[start DATA FOR PROCESSING]

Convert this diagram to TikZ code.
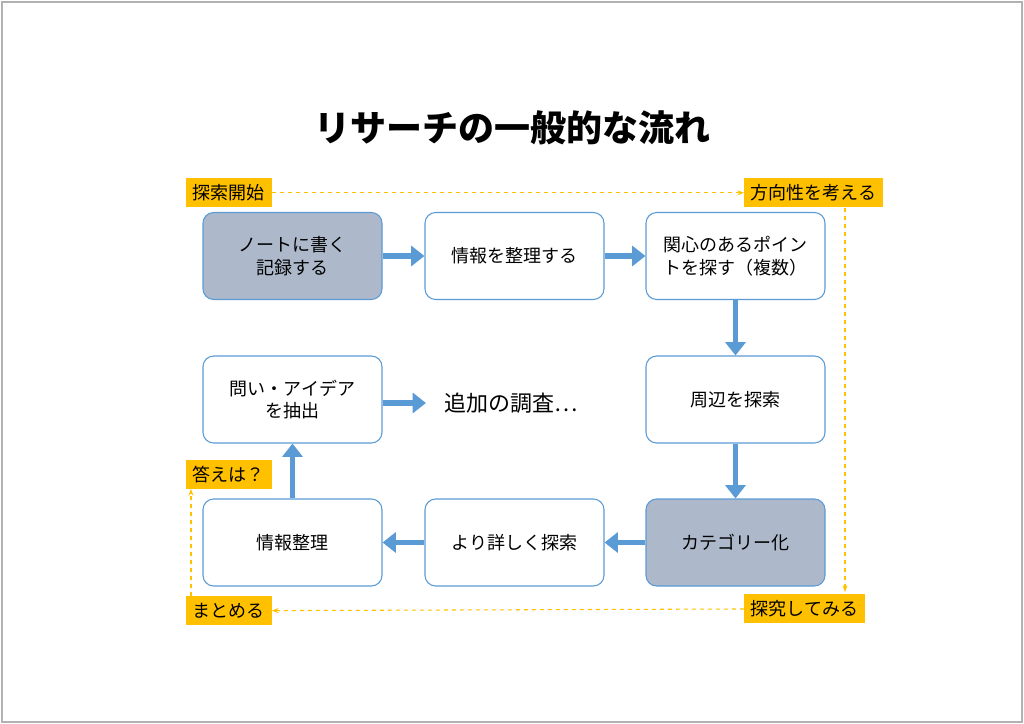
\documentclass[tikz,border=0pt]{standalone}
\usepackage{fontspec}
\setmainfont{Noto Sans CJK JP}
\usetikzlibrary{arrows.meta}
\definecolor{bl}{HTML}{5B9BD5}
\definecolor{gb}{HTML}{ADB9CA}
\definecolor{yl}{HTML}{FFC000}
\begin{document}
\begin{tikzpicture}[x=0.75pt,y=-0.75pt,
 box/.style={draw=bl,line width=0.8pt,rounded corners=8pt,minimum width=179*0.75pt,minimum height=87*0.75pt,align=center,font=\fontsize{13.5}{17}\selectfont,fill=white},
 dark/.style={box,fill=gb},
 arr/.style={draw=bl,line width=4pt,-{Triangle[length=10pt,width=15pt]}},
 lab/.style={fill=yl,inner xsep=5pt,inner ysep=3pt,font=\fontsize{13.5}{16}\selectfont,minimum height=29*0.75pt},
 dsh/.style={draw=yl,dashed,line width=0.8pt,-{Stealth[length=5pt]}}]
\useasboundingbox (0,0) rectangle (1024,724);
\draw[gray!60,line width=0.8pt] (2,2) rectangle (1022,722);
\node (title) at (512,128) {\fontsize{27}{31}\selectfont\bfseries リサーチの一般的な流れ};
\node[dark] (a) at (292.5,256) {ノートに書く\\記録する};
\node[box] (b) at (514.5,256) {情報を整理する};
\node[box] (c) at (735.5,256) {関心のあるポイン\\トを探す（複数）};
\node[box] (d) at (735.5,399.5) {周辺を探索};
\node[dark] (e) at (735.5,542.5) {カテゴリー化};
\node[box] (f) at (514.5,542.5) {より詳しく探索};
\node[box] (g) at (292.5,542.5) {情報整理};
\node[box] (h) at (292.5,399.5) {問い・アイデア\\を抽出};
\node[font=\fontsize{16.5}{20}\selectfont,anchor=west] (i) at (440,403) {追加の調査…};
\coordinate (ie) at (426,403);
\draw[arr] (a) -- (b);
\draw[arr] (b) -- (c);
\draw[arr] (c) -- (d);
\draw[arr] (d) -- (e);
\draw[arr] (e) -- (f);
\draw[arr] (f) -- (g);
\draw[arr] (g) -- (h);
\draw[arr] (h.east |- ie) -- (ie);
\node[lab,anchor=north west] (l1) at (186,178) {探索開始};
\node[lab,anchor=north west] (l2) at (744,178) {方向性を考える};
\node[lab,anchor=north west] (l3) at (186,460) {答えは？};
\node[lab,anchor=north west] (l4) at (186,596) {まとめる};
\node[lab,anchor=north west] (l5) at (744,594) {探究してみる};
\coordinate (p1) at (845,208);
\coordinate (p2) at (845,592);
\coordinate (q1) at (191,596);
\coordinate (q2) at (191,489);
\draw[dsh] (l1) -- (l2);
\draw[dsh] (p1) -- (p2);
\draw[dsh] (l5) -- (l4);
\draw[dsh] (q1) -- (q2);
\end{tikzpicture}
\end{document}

[end DATA FOR PROCESSING]
[start DATA FOR PROCESSING]

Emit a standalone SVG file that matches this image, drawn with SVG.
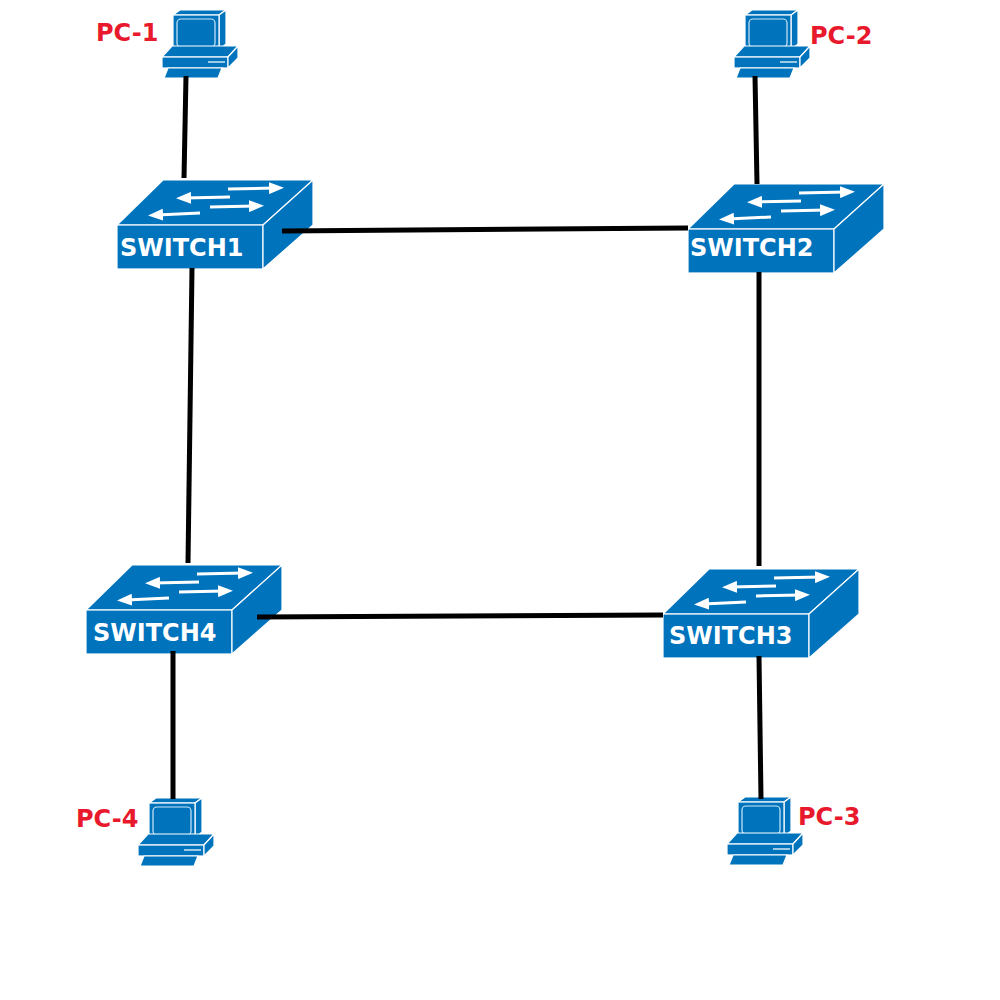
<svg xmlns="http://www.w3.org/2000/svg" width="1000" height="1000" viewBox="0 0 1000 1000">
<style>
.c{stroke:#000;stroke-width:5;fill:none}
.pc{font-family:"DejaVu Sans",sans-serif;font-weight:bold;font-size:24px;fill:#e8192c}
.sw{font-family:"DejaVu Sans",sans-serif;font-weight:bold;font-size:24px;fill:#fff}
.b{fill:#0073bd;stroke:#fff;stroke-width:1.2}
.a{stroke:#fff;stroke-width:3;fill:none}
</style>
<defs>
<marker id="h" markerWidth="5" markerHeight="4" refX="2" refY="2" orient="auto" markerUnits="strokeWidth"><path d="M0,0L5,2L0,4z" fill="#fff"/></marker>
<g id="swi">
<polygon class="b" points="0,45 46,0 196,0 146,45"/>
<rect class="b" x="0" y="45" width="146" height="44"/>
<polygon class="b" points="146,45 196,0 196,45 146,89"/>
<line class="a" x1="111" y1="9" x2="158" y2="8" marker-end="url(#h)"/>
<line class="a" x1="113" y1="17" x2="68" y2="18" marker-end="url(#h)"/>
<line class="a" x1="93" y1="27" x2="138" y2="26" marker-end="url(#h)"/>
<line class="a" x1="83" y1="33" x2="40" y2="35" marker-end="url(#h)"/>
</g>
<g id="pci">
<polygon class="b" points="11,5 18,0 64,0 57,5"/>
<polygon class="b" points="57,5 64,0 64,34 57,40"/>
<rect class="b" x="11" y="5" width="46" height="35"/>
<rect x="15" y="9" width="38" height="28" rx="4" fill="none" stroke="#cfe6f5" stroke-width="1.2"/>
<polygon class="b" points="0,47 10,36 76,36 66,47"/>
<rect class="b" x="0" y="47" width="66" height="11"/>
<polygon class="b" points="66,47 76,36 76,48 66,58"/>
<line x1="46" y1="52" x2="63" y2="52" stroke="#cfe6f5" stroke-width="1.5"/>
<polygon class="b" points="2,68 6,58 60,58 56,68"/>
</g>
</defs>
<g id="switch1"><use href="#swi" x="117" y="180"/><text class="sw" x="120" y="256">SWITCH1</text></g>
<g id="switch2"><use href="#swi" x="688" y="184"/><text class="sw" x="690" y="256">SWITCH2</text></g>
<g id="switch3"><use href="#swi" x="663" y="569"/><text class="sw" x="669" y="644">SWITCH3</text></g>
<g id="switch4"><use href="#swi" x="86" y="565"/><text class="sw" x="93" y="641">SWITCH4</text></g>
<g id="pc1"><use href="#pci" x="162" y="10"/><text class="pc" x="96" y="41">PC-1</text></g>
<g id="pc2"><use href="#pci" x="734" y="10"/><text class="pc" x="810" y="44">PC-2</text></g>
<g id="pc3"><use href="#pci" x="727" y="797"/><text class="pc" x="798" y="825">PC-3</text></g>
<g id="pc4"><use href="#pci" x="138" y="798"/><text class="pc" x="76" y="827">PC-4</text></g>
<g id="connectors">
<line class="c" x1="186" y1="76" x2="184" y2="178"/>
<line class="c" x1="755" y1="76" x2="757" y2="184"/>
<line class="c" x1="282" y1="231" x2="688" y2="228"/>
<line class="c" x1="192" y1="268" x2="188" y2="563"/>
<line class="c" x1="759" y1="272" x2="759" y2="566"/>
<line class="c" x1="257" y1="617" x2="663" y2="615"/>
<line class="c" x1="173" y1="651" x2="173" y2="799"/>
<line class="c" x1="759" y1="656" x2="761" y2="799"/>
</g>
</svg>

[end DATA FOR PROCESSING]

• _SET TASK_
Select and copy every line of the material that holds the string "standalone".

• _COMPLETE ANSWER_
\documentclass[tikz,border=0pt]{standalone}
Emit a standalone SVG file that matches this image, drawn with SVG.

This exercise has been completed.